| OBJECTIVE |
Print exactly the lines that run from the line containing "Reproduce this chart with Plotly.js." to the line containing "const firstOpen = 1.3420;", both included, and nothing else; pictures stay out.

| ENTRIES PROVIDED |
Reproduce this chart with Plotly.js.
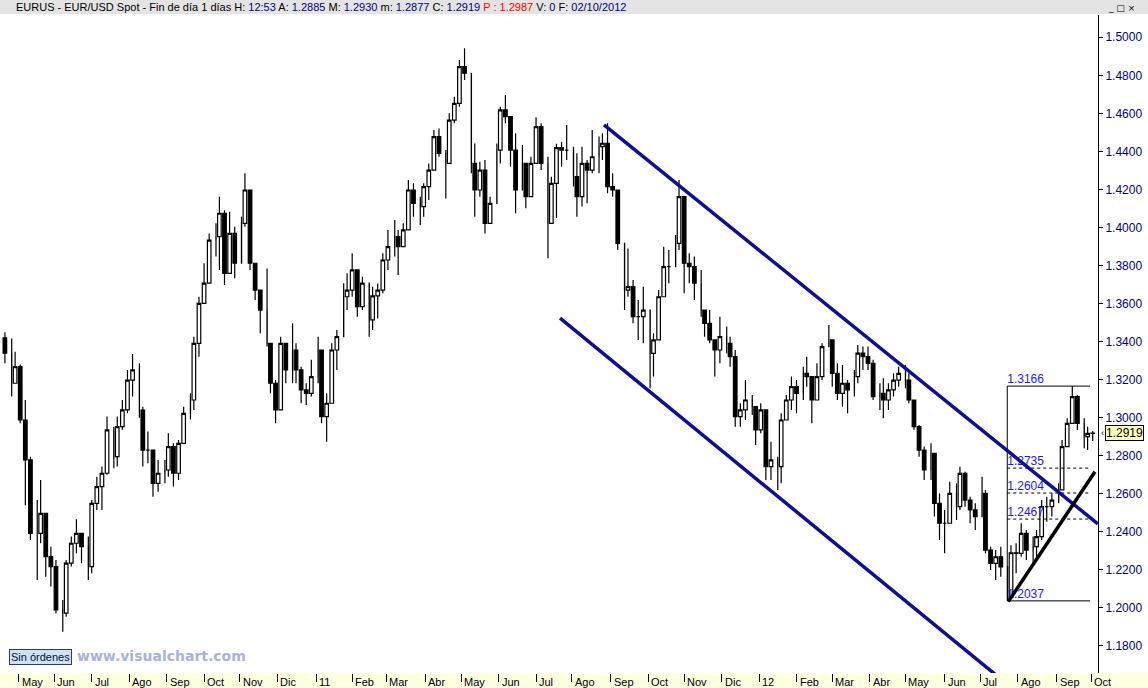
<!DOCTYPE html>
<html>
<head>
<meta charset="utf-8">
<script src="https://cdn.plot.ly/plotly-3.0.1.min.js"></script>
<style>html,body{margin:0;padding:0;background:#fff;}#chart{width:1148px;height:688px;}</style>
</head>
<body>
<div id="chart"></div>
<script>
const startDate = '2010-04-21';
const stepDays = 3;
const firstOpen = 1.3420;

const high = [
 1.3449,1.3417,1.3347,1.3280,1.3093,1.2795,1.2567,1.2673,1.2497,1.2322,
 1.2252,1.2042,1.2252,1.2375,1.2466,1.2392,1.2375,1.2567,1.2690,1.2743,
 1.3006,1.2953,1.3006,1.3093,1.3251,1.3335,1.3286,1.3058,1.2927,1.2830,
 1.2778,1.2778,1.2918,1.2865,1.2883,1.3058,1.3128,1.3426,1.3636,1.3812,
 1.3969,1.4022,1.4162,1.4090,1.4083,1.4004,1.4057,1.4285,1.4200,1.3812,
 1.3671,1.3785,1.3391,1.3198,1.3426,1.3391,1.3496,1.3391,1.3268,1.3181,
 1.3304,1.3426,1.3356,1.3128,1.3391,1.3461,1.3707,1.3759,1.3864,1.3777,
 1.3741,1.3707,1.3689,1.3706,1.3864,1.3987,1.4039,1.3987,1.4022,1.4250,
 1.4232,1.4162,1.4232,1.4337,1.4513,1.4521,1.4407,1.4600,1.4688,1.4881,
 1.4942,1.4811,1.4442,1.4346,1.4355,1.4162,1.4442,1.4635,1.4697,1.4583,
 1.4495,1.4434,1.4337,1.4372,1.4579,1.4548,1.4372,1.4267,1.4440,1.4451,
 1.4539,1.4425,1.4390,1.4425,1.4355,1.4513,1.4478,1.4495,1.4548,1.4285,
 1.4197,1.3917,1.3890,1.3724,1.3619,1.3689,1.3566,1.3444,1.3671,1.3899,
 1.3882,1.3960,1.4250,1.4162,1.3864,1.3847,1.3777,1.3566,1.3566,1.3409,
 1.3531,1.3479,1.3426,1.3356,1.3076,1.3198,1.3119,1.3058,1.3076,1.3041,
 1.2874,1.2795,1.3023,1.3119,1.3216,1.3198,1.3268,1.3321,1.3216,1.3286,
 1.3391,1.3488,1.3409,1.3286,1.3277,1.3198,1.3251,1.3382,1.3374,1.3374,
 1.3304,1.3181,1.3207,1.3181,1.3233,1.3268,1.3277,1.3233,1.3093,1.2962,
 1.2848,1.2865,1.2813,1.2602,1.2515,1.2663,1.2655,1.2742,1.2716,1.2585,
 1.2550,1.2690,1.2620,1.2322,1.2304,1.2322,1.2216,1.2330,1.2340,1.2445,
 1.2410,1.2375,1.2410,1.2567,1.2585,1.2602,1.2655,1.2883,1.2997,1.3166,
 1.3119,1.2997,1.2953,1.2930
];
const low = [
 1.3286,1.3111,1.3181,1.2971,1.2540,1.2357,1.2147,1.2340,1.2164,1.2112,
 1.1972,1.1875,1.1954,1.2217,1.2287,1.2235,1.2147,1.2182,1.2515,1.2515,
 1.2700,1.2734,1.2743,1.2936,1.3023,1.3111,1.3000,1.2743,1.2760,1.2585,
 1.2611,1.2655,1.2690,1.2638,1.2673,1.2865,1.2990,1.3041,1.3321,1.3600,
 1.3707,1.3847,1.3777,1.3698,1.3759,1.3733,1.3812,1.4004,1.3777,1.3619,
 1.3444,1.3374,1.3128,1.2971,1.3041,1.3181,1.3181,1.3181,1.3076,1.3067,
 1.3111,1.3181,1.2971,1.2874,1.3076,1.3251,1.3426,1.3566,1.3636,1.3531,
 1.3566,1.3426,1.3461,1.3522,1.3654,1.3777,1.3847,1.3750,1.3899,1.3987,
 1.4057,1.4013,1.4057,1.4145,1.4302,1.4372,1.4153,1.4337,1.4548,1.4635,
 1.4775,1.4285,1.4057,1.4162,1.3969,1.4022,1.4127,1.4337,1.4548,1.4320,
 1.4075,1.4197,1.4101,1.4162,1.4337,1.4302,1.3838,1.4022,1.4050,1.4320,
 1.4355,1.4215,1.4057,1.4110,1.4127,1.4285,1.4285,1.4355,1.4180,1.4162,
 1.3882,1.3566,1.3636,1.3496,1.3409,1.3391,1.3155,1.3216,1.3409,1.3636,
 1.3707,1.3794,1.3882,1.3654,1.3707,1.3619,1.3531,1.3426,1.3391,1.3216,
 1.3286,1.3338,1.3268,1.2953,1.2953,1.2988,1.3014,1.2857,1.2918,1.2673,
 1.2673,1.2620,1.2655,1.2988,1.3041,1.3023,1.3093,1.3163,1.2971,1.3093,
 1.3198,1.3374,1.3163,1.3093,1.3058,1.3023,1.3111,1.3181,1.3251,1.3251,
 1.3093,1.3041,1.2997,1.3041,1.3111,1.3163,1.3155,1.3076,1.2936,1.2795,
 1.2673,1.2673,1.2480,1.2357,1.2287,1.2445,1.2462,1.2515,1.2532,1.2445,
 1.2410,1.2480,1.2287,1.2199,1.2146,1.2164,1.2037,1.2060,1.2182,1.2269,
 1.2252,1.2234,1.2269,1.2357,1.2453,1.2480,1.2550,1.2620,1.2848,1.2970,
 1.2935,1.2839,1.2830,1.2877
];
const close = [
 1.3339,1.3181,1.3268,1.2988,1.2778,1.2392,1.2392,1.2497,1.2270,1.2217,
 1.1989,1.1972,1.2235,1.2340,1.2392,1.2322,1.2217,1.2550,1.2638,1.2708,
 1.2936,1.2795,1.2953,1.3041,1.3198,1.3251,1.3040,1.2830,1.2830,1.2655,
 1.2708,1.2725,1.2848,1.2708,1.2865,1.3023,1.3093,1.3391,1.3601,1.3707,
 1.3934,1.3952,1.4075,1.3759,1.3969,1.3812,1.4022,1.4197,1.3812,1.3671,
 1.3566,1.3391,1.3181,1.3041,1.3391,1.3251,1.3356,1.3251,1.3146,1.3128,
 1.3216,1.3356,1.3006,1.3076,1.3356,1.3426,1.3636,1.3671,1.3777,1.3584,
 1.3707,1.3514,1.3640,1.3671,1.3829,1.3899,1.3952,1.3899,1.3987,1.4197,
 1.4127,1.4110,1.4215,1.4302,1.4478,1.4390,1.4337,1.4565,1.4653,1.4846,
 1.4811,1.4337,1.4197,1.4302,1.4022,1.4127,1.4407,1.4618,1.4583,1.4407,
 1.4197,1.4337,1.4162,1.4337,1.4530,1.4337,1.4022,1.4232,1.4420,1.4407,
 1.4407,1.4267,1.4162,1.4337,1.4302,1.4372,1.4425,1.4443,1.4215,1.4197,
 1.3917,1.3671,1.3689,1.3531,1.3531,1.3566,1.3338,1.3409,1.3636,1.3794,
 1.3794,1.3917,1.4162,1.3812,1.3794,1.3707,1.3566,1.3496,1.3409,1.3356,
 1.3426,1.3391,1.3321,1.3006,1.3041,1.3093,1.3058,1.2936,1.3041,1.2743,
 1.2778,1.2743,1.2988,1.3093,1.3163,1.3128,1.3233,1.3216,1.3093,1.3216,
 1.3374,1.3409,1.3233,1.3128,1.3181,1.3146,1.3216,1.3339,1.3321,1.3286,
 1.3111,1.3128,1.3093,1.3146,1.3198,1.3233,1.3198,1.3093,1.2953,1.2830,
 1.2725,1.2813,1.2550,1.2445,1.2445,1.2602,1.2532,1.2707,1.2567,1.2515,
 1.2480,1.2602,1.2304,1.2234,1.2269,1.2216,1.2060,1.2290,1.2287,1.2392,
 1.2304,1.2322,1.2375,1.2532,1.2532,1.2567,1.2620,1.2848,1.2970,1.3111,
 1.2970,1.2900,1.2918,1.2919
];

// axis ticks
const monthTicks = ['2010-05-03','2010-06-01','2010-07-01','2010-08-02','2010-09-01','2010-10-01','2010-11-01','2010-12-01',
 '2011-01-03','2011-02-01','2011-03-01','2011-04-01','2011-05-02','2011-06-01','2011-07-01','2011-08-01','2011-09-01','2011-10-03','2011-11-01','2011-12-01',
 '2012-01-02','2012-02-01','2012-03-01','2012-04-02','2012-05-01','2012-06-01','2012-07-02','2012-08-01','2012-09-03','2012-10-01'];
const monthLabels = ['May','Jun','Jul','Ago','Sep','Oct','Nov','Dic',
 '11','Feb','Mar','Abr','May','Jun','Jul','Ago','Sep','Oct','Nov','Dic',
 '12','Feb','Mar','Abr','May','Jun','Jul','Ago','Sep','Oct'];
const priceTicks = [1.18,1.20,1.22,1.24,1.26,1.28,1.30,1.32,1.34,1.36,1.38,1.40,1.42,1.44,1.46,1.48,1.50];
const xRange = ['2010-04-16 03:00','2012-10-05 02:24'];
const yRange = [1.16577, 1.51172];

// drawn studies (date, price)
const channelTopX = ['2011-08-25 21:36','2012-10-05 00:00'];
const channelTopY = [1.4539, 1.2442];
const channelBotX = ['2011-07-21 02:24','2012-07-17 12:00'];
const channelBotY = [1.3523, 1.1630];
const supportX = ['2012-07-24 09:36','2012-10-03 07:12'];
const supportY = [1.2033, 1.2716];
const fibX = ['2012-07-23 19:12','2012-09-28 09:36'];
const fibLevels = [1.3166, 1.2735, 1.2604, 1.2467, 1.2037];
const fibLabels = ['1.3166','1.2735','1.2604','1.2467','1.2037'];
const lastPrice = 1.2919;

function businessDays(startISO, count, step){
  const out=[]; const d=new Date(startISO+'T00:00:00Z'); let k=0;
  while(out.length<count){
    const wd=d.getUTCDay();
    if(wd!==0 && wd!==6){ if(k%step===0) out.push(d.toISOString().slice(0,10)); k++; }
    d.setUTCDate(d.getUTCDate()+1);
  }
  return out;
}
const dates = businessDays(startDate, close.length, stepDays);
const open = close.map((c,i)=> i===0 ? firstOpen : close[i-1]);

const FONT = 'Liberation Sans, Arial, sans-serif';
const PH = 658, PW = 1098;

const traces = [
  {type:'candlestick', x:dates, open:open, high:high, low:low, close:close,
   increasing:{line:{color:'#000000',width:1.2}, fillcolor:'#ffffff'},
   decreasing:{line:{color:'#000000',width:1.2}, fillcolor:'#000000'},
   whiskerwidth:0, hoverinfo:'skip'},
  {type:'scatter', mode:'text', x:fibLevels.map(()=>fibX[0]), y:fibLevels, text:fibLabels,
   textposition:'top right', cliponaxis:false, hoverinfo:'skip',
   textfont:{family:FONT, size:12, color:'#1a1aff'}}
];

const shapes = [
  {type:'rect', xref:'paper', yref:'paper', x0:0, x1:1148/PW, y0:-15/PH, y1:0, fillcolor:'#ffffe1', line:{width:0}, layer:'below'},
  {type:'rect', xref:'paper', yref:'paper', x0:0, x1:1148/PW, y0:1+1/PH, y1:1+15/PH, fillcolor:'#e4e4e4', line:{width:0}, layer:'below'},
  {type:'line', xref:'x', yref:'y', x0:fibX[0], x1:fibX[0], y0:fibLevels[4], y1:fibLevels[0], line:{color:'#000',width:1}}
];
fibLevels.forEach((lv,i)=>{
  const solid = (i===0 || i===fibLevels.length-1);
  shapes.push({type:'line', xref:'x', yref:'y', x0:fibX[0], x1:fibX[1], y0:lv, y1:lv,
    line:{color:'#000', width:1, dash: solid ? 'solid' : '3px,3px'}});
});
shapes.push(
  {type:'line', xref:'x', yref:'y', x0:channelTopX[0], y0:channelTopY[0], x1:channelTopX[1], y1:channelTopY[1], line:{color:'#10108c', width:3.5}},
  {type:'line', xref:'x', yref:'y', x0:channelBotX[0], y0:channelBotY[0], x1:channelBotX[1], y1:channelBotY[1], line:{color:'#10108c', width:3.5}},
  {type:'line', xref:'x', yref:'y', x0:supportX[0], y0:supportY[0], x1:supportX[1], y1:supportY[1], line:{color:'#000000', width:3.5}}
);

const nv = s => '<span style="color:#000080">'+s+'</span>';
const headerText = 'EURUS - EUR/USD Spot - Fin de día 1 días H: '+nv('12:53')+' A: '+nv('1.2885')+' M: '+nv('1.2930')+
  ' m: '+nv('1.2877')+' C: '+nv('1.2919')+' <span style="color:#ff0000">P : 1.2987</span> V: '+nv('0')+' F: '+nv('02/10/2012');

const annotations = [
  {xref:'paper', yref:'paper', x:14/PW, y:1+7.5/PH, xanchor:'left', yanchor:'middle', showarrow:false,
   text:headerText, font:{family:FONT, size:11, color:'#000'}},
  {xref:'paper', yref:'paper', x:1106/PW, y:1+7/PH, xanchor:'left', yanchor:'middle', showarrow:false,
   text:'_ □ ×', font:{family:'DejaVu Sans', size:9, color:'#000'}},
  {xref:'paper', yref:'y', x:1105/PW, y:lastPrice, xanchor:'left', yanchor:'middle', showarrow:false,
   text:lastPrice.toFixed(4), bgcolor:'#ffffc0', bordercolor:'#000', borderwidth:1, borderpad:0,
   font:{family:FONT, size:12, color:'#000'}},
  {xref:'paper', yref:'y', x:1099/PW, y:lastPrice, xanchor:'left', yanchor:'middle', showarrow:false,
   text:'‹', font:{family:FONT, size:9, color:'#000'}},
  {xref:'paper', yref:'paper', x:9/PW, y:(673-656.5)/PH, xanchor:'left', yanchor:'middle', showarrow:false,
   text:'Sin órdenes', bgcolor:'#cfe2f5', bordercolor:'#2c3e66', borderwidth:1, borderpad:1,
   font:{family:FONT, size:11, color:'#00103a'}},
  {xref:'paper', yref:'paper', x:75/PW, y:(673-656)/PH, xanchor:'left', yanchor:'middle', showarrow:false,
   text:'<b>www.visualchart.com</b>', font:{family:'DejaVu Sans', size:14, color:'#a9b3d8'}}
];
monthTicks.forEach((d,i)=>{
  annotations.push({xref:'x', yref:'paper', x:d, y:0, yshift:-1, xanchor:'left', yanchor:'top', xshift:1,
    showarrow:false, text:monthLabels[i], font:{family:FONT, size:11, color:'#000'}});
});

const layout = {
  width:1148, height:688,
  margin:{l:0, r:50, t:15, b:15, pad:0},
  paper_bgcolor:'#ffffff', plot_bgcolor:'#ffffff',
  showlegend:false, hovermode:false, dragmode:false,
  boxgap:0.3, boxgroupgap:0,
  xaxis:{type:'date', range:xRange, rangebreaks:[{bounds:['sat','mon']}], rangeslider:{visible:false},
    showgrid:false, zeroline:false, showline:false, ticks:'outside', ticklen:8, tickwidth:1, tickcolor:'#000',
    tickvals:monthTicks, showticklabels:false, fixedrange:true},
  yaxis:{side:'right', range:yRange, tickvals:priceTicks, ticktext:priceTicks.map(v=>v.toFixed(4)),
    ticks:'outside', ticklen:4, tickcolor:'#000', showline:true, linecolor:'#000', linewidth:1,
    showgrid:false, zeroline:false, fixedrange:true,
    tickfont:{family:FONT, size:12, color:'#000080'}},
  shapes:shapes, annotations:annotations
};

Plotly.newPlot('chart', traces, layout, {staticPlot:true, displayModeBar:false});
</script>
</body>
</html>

...

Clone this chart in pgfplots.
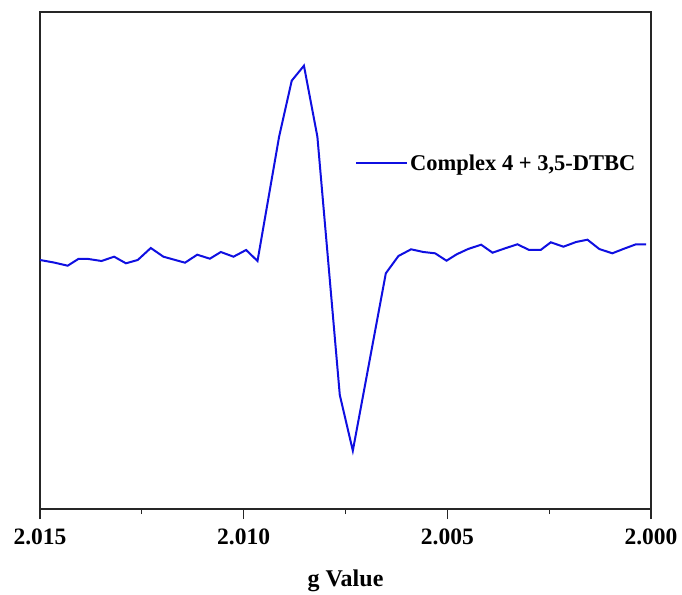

* * *

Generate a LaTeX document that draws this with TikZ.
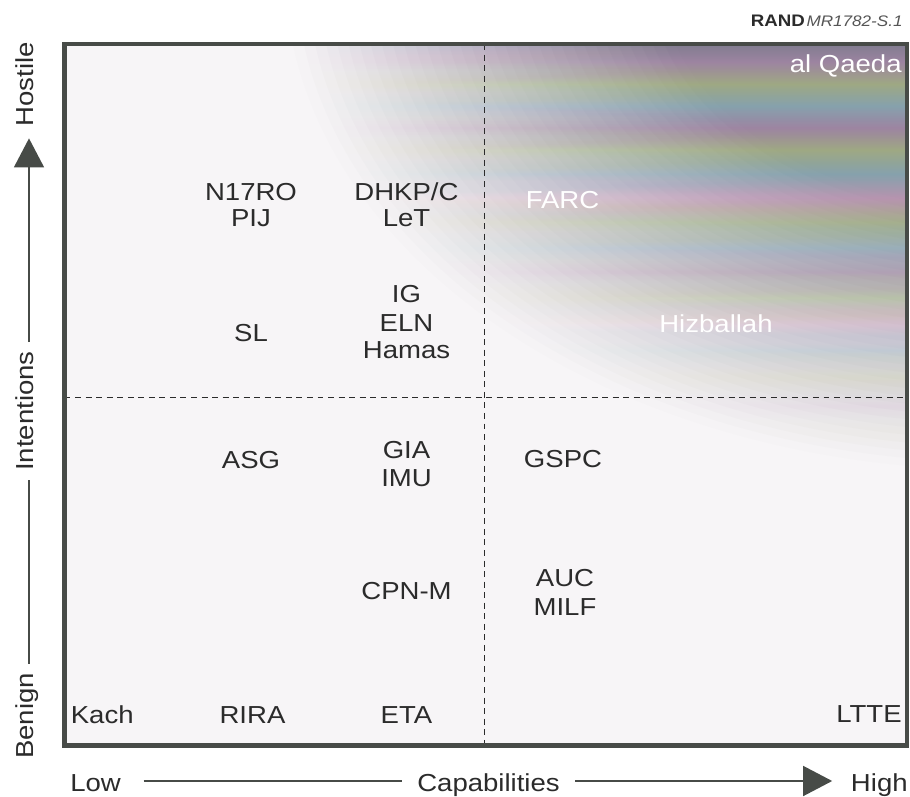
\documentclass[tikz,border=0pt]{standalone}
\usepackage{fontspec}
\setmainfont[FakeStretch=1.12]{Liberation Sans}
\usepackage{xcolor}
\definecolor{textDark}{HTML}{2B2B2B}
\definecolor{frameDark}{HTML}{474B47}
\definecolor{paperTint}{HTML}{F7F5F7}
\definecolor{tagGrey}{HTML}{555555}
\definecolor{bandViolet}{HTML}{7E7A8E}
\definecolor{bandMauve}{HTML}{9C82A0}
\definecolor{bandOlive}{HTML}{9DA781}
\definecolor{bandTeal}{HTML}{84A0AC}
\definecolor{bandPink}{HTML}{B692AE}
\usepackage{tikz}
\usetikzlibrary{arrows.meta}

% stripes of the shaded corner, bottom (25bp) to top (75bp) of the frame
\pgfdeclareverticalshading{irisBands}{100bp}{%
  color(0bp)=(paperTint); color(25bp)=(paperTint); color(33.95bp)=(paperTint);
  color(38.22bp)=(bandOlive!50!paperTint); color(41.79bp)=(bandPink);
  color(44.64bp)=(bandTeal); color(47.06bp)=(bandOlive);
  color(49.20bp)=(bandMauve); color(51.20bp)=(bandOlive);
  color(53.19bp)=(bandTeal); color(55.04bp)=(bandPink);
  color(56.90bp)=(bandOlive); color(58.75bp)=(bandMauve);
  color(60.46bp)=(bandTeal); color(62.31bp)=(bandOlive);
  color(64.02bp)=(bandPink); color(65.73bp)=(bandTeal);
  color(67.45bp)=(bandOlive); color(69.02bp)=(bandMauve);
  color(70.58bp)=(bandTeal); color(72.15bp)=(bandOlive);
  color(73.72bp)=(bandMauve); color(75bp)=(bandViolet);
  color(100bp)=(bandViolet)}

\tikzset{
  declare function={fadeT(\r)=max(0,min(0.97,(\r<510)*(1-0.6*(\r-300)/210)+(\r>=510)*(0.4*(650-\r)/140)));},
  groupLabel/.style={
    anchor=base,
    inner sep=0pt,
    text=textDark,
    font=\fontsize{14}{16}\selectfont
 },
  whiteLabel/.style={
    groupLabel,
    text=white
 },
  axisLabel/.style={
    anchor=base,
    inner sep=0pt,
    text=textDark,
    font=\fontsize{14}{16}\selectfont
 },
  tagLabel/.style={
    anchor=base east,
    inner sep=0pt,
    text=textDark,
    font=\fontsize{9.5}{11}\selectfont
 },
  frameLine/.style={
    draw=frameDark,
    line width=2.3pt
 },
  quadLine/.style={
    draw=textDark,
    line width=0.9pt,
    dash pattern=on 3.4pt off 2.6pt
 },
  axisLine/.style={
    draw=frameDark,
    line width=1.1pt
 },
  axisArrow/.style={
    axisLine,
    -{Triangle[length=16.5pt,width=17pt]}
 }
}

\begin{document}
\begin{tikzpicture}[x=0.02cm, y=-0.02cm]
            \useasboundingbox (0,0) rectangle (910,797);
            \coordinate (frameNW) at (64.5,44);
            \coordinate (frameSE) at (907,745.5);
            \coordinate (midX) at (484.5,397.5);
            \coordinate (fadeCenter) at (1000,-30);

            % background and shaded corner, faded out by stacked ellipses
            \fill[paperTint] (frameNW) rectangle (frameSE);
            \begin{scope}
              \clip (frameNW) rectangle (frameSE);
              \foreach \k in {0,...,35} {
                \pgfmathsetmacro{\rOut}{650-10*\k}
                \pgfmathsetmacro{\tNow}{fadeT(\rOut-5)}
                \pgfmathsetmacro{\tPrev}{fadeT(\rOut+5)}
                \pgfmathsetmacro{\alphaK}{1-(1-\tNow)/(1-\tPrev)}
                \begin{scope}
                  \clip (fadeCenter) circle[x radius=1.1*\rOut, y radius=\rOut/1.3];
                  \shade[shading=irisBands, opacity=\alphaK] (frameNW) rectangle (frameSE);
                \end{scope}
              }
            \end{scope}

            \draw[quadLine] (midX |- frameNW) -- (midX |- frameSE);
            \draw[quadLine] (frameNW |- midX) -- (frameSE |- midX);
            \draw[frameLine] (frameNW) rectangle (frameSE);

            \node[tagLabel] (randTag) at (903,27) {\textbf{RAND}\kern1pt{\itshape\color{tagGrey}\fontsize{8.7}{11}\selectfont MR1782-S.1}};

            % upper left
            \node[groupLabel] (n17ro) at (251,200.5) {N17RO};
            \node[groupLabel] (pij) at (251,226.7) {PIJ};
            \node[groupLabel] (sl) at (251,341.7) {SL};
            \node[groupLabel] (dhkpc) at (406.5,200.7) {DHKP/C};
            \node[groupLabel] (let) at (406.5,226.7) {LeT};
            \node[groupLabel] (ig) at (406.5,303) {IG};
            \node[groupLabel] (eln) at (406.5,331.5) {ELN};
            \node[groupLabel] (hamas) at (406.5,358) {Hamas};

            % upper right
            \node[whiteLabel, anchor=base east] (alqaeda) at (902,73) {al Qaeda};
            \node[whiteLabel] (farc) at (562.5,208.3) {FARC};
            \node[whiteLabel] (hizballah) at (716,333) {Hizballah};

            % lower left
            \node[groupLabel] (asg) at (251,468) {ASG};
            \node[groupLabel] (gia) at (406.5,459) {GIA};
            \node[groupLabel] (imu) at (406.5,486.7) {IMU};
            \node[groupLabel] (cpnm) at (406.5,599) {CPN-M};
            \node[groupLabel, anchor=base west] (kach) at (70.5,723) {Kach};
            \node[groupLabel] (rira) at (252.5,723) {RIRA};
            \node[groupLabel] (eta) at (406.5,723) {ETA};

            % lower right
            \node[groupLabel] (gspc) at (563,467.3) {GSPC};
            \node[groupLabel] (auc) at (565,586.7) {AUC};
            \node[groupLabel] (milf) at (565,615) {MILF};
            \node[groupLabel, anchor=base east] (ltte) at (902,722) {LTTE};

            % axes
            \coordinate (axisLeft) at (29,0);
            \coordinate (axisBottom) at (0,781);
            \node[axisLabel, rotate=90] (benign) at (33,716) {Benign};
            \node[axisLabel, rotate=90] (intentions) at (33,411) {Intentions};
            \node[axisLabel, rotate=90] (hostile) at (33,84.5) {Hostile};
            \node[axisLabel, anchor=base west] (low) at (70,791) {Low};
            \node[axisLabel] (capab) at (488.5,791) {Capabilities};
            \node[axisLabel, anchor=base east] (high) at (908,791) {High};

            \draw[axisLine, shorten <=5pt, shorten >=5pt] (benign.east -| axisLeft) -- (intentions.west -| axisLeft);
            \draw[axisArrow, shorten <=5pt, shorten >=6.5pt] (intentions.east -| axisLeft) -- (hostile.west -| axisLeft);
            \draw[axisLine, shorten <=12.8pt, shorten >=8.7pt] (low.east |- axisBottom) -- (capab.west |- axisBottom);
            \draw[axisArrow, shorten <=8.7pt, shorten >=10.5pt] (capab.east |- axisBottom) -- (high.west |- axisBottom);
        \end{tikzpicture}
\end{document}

| EXERCISE ANSWER |
Reproduce this chart with Plotly.js.
<!DOCTYPE html>
<html>
<head>
<meta charset="utf-8">
<script src="https://cdn.plot.ly/plotly-3.0.1.min.js"></script>
<style>html,body{margin:0;padding:0;background:#fff;}#chart{width:1148px;height:688px;}</style>
</head>
<body>
<div id="chart"></div>
<script>
const startDate = '2010-04-21';
const stepDays = 3;
const firstOpen = 1.3420;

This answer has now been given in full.